Historically known as the “Harlem of the West” because of its rich roots in fostering some of the greatest jazz night life and its predominantly African-American community, the Fillmore Neighborhood still maintains hints of its past while facing new developments.
Fillmore Street is the main commercial strip in the Fillmore District and is home to the infamous Fillmore Auditorium. The historic music venue sits on the corner of Geary Boulevard, the northern border for the neighborhood, and is known for hosting some of the greatest musical bands including the native San Francisco band, The Grateful Dead. Following the route of Muni Bus 22 down Fillmore Street, it passes by new and attractive eateries such as State Bird Provisions, a Michelin Star restaurant. Farther down is the FIllmore Heritage Center, currently in the bidding process for the vacant building’s replacement of its most notable past occupant, Yoshi’s Jazz Club. Diagonally across is the Fillmore Center, where many residents and visitors can relax or use as a public platform for music and dance. The Police Station for the Northern District also has its headquarters on Fillmore Street.
East of Fillmore Street, towards Van Ness Street, the Eastern border of the district, a plethora of parks are spread out around the area including the Buchanan Street Mall and Jefferson Square Park. Right beside it, is the Ella Hill Hutch Community Center, named after the first African-American female on San Francisco’s Board of Supervisors, and vital for hosting after-school programs. Multiple congregations are also noticeable in the area. Also in the eastern sector are two developments under re-construction, Fire Station No. Five and the Rosa Parks Affordable Housing for Seniors.
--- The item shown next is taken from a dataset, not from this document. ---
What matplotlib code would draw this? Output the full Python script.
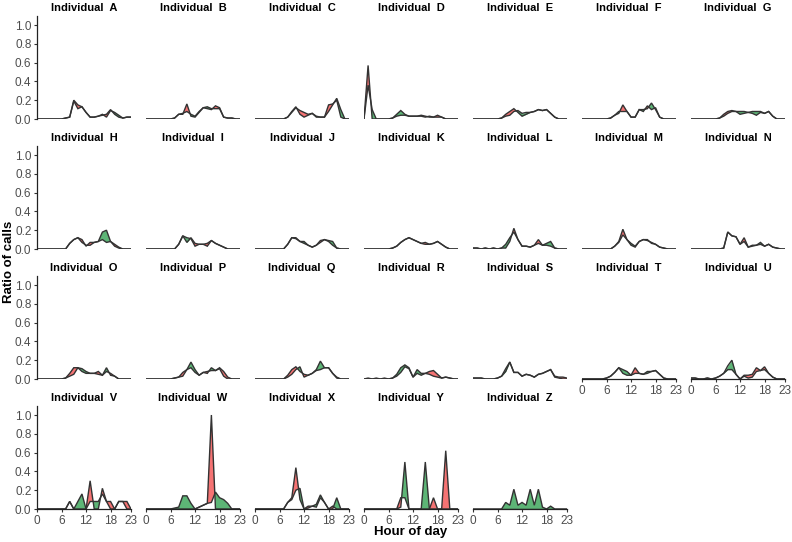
import numpy as np
import matplotlib
matplotlib.use("Agg")
import matplotlib.pyplot as plt

plt.rcParams["font.family"] = ["Liberation Sans", "DejaVu Sans"]

hours = np.arange(24)
hour_ticks = [0, 6, 12, 18, 23]
ratio_ticks = [0.0, 0.2, 0.4, 0.6, 0.8, 1.0]
names = list("ABCDEFGHIJKLMNOPQRSTUVWXYZ")

# two call-ratio profiles per individual (s1 above s2 -> red, s2 above s1 -> green)
s1_A = [0,0,0,0,0,0,0,0.01,0.02,0.20,0.15,0.13,0.07,0.02,0.02,0.03,0.04,0.05,0.10,0.05,0.02,0.01,0.02,0.02]
s2_A = [0,0,0,0,0,0,0,0.01,0.02,0.19,0.11,0.13,0.07,0.02,0.02,0.03,0.05,0.02,0.09,0.07,0.04,0.01,0.02,0.02]
s1_B = [0,0,0,0,0,0,0,0.01,0.05,0.05,0.16,0.03,0.02,0.07,0.12,0.11,0.10,0.14,0.12,0.02,0.01,0.01,0,0]
s2_B = [0,0,0,0,0,0,0,0.01,0.05,0.06,0.08,0.05,0.03,0.08,0.12,0.13,0.11,0.11,0.11,0.02,0.01,0.01,0,0]
s1_C = [0,0,0,0,0,0,0,0,0.02,0.07,0.12,0.09,0.07,0.05,0.06,0.02,0.02,0.02,0.15,0.16,0.20,0.02,0,0]
s2_C = [0,0,0,0,0,0,0,0,0.02,0.08,0.13,0.05,0.02,0.04,0.06,0.03,0.02,0.02,0.08,0.15,0.22,0.10,0,0]
s1_D = [0,0.57,0,0,0,0,0,0.01,0.03,0.04,0.04,0.03,0.03,0.03,0.04,0.03,0.02,0.02,0.04,0.02,0,0,0,0]
s2_D = [0,0.36,0.10,0,0,0,0,0.01,0.05,0.09,0.05,0.03,0.03,0.03,0.03,0.02,0.03,0.02,0.02,0.02,0,0,0,0]
s1_E = [0,0,0,0,0,0,0,0.01,0.05,0.08,0.11,0.07,0.03,0.05,0.07,0.08,0.10,0.09,0.10,0.06,0.02,0,0,0]
s2_E = [0,0,0,0,0,0,0,0.01,0.03,0.04,0.08,0.09,0.06,0.07,0.07,0.08,0.10,0.09,0.10,0.06,0.02,0,0,0]
s1_F = [0,0,0,0,0,0,0,0.01,0.04,0.06,0.15,0.08,0.02,0.02,0.10,0.08,0.14,0.10,0.12,0.02,0,0,0,0]
s2_F = [0,0,0,0,0,0,0,0.01,0.04,0.08,0.08,0.08,0.02,0.02,0.10,0.10,0.11,0.17,0.10,0.02,0,0,0,0]
s1_G = [0,0,0,0,0,0,0,0.01,0.05,0.08,0.09,0.08,0.05,0.06,0.07,0.06,0.04,0.07,0.06,0.08,0.03,0,0,0]
s2_G = [0,0,0,0,0,0,0,0.01,0.03,0.06,0.08,0.08,0.08,0.08,0.07,0.08,0.08,0.08,0.06,0.08,0.03,0,0,0]
s1_H = [0,0,0,0,0,0,0,0,0.06,0.10,0.12,0.10,0.03,0.07,0.07,0.08,0.10,0.07,0.08,0.05,0.02,0,0,0]
s2_H = [0,0,0,0,0,0,0,0,0.06,0.10,0.12,0.07,0.04,0.04,0.07,0.08,0.18,0.20,0.08,0.03,0.01,0,0,0]
s1_I = [0,0,0,0,0,0,0,0,0.05,0.14,0.07,0.12,0.06,0.05,0.05,0.06,0.09,0.06,0.04,0.02,0,0,0,0]
s2_I = [0,0,0,0,0,0,0,0,0.05,0.14,0.12,0.11,0.03,0.05,0.05,0.03,0.09,0.06,0.04,0.02,0,0,0,0]
s1_J = [0,0,0,0,0,0,0,0,0.05,0.12,0.12,0.08,0.06,0.04,0.02,0.04,0.09,0.10,0.08,0.04,0.01,0,0,0]
s2_J = [0,0,0,0,0,0,0,0,0.05,0.12,0.11,0.08,0.08,0.04,0.02,0.04,0.07,0.10,0.09,0.08,0.01,0,0,0]
s1_K = [0,0,0,0,0,0,0,0.01,0.03,0.07,0.10,0.12,0.10,0.08,0.06,0.07,0.05,0.06,0.08,0.05,0.02,0,0,0]
s2_K = [0,0,0,0,0,0,0,0.01,0.03,0.07,0.10,0.12,0.10,0.08,0.06,0.05,0.05,0.06,0.08,0.05,0.02,0,0,0]
s1_L = [0.01,0.01,0,0.01,0,0.01,0,0.01,0.01,0.08,0.22,0.10,0.03,0.03,0.02,0.04,0.10,0.04,0.04,0.03,0.01,0,0,0]
s2_L = [0.01,0.01,0,0.01,0,0.01,0,0.01,0.05,0.12,0.18,0.10,0.03,0.03,0.02,0.04,0.06,0.04,0.06,0.08,0.01,0,0,0]
s1_M = [0,0,0,0,0,0,0,0,0.03,0.08,0.21,0.10,0.04,0.02,0.08,0.10,0.09,0.07,0.05,0.02,0.01,0,0,0]
s2_M = [0,0,0,0,0,0,0,0,0.03,0.07,0.15,0.10,0.06,0.03,0.08,0.10,0.10,0.06,0.05,0.02,0.01,0,0,0]
s1_N = [0,0,0,0,0,0,0,0,0.01,0.18,0.14,0.13,0.05,0.12,0.02,0.03,0.04,0.05,0.03,0.05,0.02,0.01,0,0]
s2_N = [0,0,0,0,0,0,0,0,0.01,0.18,0.14,0.13,0.05,0.08,0.02,0.04,0.04,0.07,0.03,0.05,0.02,0.01,0,0]
s1_O = [0,0,0,0,0,0,0,0.01,0.06,0.12,0.12,0.08,0.06,0.06,0.06,0.08,0.04,0.08,0.06,0.03,0,0,0,0]
s2_O = [0,0,0,0,0,0,0,0.01,0.03,0.05,0.12,0.11,0.08,0.06,0.06,0.05,0.04,0.12,0.04,0.03,0,0,0,0]
s1_P = [0,0,0,0,0,0,0,0.01,0.02,0.07,0.10,0.12,0.07,0.04,0.07,0.08,0.09,0.09,0.12,0.08,0.02,0,0,0]
s2_P = [0,0,0,0,0,0,0,0.01,0.02,0.03,0.10,0.18,0.10,0.04,0.07,0.06,0.12,0.09,0.11,0.03,0,0,0,0]
s1_Q = [0,0,0,0,0,0,0,0,0.04,0.10,0.13,0.08,0.05,0.04,0.06,0.09,0.10,0.12,0.12,0.06,0.02,0,0,0]
s2_Q = [0,0,0,0,0,0,0,0,0.02,0.05,0.10,0.13,0.02,0.04,0.06,0.10,0.19,0.12,0.12,0.06,0.01,0,0,0]
s1_R = [0,0.01,0,0.01,0,0.01,0,0.01,0.03,0.07,0.13,0.11,0.02,0.06,0.04,0.06,0.08,0.09,0.05,0.01,0.02,0.01,0,0]
s2_R = [0,0,0,0,0,0,0,0.01,0.05,0.12,0.15,0.12,0.02,0.10,0.06,0.06,0.05,0.03,0.02,0.01,0.02,0.01,0,0]
s1_S = [0.01,0.01,0.01,0,0,0,0.01,0.03,0.08,0.18,0.07,0.07,0.03,0.05,0.04,0.02,0.05,0.06,0.08,0.10,0.03,0.02,0.02,0.01]
s2_S = [0.01,0.01,0.01,0,0,0,0.01,0.03,0.11,0.18,0.07,0.07,0.03,0.05,0.04,0.02,0.05,0.06,0.08,0.10,0.02,0.01,0,0]
s1_T = [0,0,0,0,0,0,0.01,0.03,0.07,0.12,0.06,0.04,0.04,0.12,0.06,0.05,0.06,0.08,0.09,0.05,0.01,0,0,0]
s2_T = [0,0,0,0,0,0,0.01,0.03,0.07,0.12,0.10,0.08,0.04,0.06,0.06,0.05,0.08,0.08,0.09,0.05,0.01,0,0,0]
s1_U = [0.01,0.01,0,0,0.01,0,0.01,0.03,0.06,0.10,0.10,0.05,0,0.04,0.04,0.05,0.12,0.09,0.13,0.06,0.02,0,0,0]
s2_U = [0.01,0.01,0,0,0.01,0,0.01,0.03,0.06,0.14,0.20,0.05,0,0.03,0.01,0.02,0.08,0.09,0.10,0.06,0.02,0,0,0]
s1_V = [0,0,0,0,0,0,0,0,0.08,0,0,0,0,0.30,0,0,0.22,0.08,0.08,0,0.08,0.08,0.08,0]
s2_V = [0,0,0,0,0,0,0,0,0.08,0,0.08,0.16,0,0.08,0.08,0.08,0.16,0.08,0,0,0.08,0.08,0,0]
s1_W = [0,0,0,0,0,0,0,0,0,0,0,0,0,0.02,0.04,0.06,1.0,0,0,0,0,0,0,0]
s2_W = [0,0,0,0,0,0,0,0.01,0.02,0.14,0.14,0.06,0,0.02,0.04,0.06,0.07,0.18,0.12,0.10,0.06,0,0,0]
s1_X = [0,0,0,0,0,0,0,0,0.07,0.12,0.44,0.10,0,0.03,0.03,0.02,0.12,0.07,0,0.03,0,0,0,0]
s2_X = [0,0,0,0,0,0,0,0,0.07,0.10,0.20,0.22,0,0.01,0.03,0.05,0.15,0.07,0,0,0.12,0,0,0]
s1_Y = [0,0,0,0,0,0,0,0,0,0.12,0.12,0,0,0,0,0,0,0.12,0,0,0.62,0,0,0]
s2_Y = [0,0,0,0,0,0,0,0,0,0.02,0.50,0,0,0,0,0.50,0,0,0,0,0,0,0,0]
s1_Z = [0,0,0,0,0,0,0,0,0,0,0,0,0,0,0,0,0,0,0,0,0,0,0,0]
s2_Z = [0,0,0,0,0,0,0,0,0.07,0.04,0.21,0.04,0.07,0.04,0.21,0.04,0.21,0.02,0,0.03,0,0,0,0]

s1_all = [s1_A, s1_B, s1_C, s1_D, s1_E, s1_F, s1_G, s1_H, s1_I, s1_J, s1_K, s1_L, s1_M,
          s1_N, s1_O, s1_P, s1_Q, s1_R, s1_S, s1_T, s1_U, s1_V, s1_W, s1_X, s1_Y, s1_Z]
s2_all = [s2_A, s2_B, s2_C, s2_D, s2_E, s2_F, s2_G, s2_H, s2_I, s2_J, s2_K, s2_L, s2_M,
          s2_N, s2_O, s2_P, s2_Q, s2_R, s2_S, s2_T, s2_U, s2_V, s2_W, s2_X, s2_Y, s2_Z]

red = "#F57373"
green = "#5DB576"
line_col = "#333333"

W, H = 792, 542
fig = plt.figure(figsize=(W / 100, H / 100), dpi=100)

ncol = 7
pan_w, pan_h = 94, 103.4
col_x0, col_step = 37, 109.0
row_y0 = [119, 249, 379, 509]  # pixel of y=0 for each row

n = len(names)
for k, name in enumerate(names):
    r, c = divmod(k, ncol)
    left = col_x0 + c * col_step
    bottom = row_y0[r]
    ax = fig.add_axes([left / W, 1 - bottom / H, pan_w / W, pan_h / H])
    a = np.array(s1_all[k])
    b = np.array(s2_all[k])
    ax.fill_between(hours, a, b, where=a >= b, interpolate=True, color=red, lw=0)
    ax.fill_between(hours, a, b, where=b > a, interpolate=True, color=green, lw=0)
    ax.plot(hours, a, color=line_col, lw=1.0, solid_joinstyle="miter")
    ax.plot(hours, b, color=line_col, lw=1.0, solid_joinstyle="miter")
    ax.set_xlim(0, 23)
    ax.set_ylim(0, 1.1)
    ax.set_title(f"Individual  {name}", fontsize=8, fontweight="bold", pad=3)
    for s in ["top", "right"]:
        ax.spines[s].set_visible(False)

    has_left = c == 0
    has_bottom = (k + ncol) >= n
    if has_left:
        ax.set_yticks(ratio_ticks)
        ax.set_yticklabels([f"{t:.1f}" for t in ratio_ticks])
        ax.spines["left"].set_color("#222222")
        ax.spines["left"].set_linewidth(0.9)
    else:
        ax.set_yticks([])
        ax.spines["left"].set_visible(False)
    if has_bottom:
        ax.set_xticks(hour_ticks)
        ax.set_xticklabels([str(t) for t in hour_ticks])
        ax.spines["bottom"].set_color("#222222")
        ax.spines["bottom"].set_linewidth(0.9)
    else:
        ax.set_xticks([])
        ax.spines["bottom"].set_visible(False)
    ax.tick_params(length=2.5, width=0.8, color="#333333", labelcolor="#4D4D4D",
                   labelsize=8.5, pad=1.5)

fig.text(9 / W, 1 - 262 / H, "Ratio of calls", rotation=90, ha="center", va="center",
         fontsize=9.5, fontweight="bold")
fig.text(411 / W, 1 - 532 / H, "Hour of day", ha="center", va="center",
         fontsize=9.5, fontweight="bold")

fig.savefig("out.png", dpi=100)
West of the bustling Fillmore Street a more quiet, residential side of the neighborhood is shown before hitting the moderately trafficked Divisadero Street, the district’s western border. Some of the residential homes have Victorian detailing, and blend in with the nearby preserved and manicured aesthetic of the Haye’s Valley neighborhood. A corner of Alamo Park near the Painted Ladies, is shared between the two districts as well. A hidden gem in this part is the Macang Monastery, a beautiful and ornate Buddhist temple on the corner of Eddy and Divisadero.
The Fillmore District will always be known for its historical presence in defining the San Francisco’s music scene from jazz to rock n’ roll, and as a cultural preservation for the African-American community. Along with those lasting legacies, new expansions seem to come in the future.